Strategy	RTO (Time)	RPO (Data)	Relative Cost	Main AWS Services
Backup & Restore	Hours	24 Hours	$	S3, AWS Backup, Glacier
Pilot Light	10s of Minutes	Minutes	$$	AWS DRS, Aurora Global DB, Route 53
Warm Standby	Minutes	Seconds	$$$	ASG, RDS Read Replicas, ELB
Multi-site	Real-time	Near-zero	$$$$	Route 53, Global Accelerator, DynamoDB Global Tables

Worked Examples

Scenario 1: The E-Commerce Giant

Requirement: A global retailer loses $1M per hour of downtime. They need an RPO of < 1 minute and RTO of < 5 minutes. Solution: Multi-site Active-Active. By using DynamoDB Global Tables (multi-region active-active) and AWS Global Accelerator, traffic can be shifted away from a failing region in seconds with zero data loss for recently committed transactions.
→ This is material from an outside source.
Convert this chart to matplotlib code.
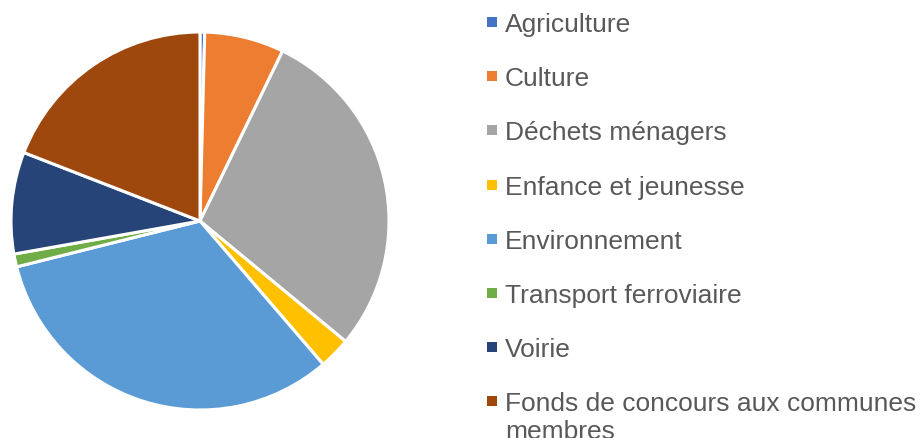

Scenario 2: The Internal HR Portal

Requirement: A company portal used for employee benefits. It must be recoverable, but employees can wait a day if a regional disaster occurs. Solution: Backup & Restore. Using AWS Backup to automate cross-region copies of EBS snapshots and RDS backups. This minimizes costs while ensuring data is safe in a separate geographic area.

Checkpoint Questions

What is the primary difference between Pilot Light and Warm Standby regarding compute resources?
Why does AWS Global Accelerator provide faster failover than Amazon Route 53?
Which AWS service is the recommended successor to CloudEndure for block-level replication?
How does Aurora Global Database reduce RTO compared to standard RDS Read Replicas?

Muddy Points & Cross-Refs

DNS TTL Issues: Even with a low TTL, Route 53 failover can be delayed by client-side DNS caching. Cross-ref: Look into AWS Global Accelerator for IP-based failover that bypasses DNS caching.
Aurora vs. RDS DR: Standard RDS replicas are promoted to standalone (minutes), whereas Aurora Global Database secondary clusters are promoted in < 1 minute. Cross-ref: See Database Selection for more on Aurora vs. RDS overhead.
Warm Standby Scale: The primary difference between Warm Standby and Multi-site is that Warm Standby is under-provisioned and requires scaling time, whereas Multi-site is full-capacity and requires zero scaling.